Presentism has actually already been brought up in the thread, so on that basis I feel like I’m not needlessly restating my point; I’m not judging historic people by the standards of today, I’m judging us by the standards of today. Should you, or I, or anyone, celebrate a slave owner? I don’t believe so, regardless if they were a heroic, intelligent, brave slave owner. We, today, should not do that.
And if in 200 years from now people look back on us with contempt, that’s fine by me. I have no issue with being looked back on as a backwards, unintelligent person who didn’t understand the world around him. It’s practically inevitable.
It says that even though we fought a brutal civil war, when the war was over the winners chose, to a certain extent, to reconcile rather than smear the loser’s faces in the mud. For people to live together harmoniously, a certain amount of respect is needed, even it is sometimes less than gratifying for one side.
Lincoln chose not to treat the losing side like traitors for the same reason.
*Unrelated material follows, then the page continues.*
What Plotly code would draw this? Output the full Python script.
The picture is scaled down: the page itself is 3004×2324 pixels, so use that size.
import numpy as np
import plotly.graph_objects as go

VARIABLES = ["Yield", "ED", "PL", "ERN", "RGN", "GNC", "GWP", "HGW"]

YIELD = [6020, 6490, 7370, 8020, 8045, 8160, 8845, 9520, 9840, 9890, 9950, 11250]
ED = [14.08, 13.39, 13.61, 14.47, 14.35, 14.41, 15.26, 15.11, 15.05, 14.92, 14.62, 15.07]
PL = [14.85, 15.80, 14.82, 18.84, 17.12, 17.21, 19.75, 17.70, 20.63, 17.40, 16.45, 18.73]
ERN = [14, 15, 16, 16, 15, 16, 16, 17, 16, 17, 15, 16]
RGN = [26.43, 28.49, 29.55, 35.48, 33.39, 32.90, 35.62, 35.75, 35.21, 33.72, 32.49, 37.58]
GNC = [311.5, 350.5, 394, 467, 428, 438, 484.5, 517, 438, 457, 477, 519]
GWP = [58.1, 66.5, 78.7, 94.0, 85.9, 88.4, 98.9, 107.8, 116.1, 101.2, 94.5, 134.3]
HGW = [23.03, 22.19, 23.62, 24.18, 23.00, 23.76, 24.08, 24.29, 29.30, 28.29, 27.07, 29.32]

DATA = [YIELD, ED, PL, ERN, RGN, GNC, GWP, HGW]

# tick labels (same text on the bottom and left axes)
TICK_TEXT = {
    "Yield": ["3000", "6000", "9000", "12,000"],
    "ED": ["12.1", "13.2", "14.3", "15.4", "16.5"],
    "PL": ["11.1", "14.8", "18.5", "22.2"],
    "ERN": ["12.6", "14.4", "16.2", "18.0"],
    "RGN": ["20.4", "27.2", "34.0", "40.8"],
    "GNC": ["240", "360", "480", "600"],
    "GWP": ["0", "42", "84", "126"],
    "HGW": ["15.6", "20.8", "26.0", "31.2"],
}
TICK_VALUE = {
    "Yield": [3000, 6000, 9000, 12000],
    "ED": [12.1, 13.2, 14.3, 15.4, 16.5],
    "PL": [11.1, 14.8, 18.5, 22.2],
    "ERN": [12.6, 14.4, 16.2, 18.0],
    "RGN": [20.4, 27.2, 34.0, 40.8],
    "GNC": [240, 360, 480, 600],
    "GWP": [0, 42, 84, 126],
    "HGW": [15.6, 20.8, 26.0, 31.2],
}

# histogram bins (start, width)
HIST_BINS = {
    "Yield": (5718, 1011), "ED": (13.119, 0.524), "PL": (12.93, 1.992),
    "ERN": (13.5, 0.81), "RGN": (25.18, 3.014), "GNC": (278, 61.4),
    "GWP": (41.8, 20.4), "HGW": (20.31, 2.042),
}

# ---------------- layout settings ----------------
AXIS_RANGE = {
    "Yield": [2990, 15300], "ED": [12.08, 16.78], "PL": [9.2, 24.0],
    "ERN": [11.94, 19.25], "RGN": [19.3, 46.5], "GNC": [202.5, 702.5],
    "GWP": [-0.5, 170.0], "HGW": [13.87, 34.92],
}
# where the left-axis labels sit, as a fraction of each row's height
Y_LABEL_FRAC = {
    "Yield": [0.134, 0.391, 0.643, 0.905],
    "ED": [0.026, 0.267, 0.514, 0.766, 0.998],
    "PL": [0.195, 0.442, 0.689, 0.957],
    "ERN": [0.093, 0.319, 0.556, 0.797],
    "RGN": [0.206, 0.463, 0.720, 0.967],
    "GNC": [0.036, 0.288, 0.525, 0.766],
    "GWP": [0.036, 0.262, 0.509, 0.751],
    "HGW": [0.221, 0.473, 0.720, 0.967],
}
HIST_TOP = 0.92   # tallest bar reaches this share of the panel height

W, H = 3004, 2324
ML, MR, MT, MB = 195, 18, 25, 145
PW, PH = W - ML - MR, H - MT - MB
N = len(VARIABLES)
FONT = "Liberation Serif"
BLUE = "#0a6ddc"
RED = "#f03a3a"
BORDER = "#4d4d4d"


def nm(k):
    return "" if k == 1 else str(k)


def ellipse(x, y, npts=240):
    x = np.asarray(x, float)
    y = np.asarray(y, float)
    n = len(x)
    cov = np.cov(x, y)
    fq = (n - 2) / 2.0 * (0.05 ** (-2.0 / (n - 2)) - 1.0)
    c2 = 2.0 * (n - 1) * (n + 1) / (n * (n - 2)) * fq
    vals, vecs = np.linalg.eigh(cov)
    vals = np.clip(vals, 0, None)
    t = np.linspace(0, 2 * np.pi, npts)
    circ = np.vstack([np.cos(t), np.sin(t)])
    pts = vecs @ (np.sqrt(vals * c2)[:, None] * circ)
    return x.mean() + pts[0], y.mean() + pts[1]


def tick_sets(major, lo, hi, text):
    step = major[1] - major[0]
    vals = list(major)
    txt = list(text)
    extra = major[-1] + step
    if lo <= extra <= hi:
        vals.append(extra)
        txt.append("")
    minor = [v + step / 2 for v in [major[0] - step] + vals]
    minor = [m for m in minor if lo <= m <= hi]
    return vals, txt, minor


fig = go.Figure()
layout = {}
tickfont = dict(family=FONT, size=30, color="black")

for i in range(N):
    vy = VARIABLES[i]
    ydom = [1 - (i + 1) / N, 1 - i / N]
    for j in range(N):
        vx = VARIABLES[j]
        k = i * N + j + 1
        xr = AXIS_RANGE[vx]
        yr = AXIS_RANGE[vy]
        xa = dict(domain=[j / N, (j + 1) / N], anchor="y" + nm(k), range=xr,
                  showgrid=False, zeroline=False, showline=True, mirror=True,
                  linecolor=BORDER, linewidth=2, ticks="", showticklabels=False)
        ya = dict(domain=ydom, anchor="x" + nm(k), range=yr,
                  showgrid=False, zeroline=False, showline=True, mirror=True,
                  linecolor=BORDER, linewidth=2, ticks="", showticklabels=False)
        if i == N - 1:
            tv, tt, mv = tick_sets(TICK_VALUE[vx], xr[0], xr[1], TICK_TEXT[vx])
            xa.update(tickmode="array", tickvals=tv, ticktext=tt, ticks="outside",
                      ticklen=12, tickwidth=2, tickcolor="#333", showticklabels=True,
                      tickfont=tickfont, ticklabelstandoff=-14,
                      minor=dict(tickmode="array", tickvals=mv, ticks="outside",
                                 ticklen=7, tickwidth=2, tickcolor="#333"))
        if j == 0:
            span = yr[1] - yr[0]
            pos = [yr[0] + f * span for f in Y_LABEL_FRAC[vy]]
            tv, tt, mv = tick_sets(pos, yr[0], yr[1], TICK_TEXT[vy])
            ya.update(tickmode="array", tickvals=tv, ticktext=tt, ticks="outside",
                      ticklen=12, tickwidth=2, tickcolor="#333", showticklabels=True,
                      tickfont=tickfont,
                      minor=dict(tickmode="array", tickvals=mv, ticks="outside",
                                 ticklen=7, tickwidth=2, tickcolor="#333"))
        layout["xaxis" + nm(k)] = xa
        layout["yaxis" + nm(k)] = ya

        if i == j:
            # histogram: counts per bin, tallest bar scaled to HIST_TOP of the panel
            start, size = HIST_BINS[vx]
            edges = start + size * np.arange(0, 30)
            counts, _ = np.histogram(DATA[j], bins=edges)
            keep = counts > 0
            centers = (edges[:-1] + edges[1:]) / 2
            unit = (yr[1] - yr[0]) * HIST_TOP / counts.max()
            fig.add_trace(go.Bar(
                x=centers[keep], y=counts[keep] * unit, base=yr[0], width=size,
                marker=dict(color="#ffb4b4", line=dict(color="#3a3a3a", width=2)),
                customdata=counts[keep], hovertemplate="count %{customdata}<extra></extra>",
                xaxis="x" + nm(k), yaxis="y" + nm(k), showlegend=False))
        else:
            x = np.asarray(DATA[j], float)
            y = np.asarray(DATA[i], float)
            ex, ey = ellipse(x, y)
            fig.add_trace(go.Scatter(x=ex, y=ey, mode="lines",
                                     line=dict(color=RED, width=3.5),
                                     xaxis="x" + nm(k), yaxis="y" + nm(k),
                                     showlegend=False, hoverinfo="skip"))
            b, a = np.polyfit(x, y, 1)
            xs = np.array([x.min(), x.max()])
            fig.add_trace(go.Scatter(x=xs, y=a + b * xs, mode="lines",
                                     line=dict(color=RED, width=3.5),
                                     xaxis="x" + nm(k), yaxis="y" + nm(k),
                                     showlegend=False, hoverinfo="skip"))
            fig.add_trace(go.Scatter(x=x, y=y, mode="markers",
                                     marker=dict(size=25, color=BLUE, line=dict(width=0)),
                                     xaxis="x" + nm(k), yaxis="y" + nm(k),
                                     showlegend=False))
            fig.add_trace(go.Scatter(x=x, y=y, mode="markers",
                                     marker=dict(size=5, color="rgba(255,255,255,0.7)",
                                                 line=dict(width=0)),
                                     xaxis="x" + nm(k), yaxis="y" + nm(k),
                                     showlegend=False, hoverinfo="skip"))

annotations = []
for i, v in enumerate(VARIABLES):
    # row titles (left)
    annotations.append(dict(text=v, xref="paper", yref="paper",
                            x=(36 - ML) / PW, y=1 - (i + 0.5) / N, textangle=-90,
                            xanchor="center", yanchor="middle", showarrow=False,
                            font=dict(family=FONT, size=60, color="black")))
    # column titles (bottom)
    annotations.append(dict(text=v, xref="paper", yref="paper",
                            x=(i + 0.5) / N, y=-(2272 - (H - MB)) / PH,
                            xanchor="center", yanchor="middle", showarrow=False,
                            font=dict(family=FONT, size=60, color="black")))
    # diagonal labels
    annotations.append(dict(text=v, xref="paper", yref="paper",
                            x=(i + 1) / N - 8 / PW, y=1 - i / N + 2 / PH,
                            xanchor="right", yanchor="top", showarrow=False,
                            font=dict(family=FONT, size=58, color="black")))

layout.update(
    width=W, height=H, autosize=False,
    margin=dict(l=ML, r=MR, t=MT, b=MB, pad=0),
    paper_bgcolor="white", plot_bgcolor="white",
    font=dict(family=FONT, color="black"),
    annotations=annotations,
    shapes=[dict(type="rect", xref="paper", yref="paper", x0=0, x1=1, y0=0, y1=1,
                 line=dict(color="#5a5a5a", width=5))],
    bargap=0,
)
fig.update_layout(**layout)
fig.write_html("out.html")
Interesting though, that we don’t seem willing to extend that respect to people who don’t see the defenders of slavery as fitting honorees for public properties. Somehow, we let the losers decide that their war for slavery was honorable and let them rewrite history, but now we can’t question that revisionism for some reason.
“What I say is, kings is kings, and you got to make allowances. Take 'em all around, they’re a pretty ornery lot. It’s the way they’re raised.”
– Huckleberry Finn
George III was actually a pretty nice guy as kings go, what what? It was really his Government and Parliament that were to blame for the American colonists’ grievances – but, nobody in the colonies had any traditional quasi-religious reverence for Parliament, only for the king, so the DOI had to put everything squarely on him.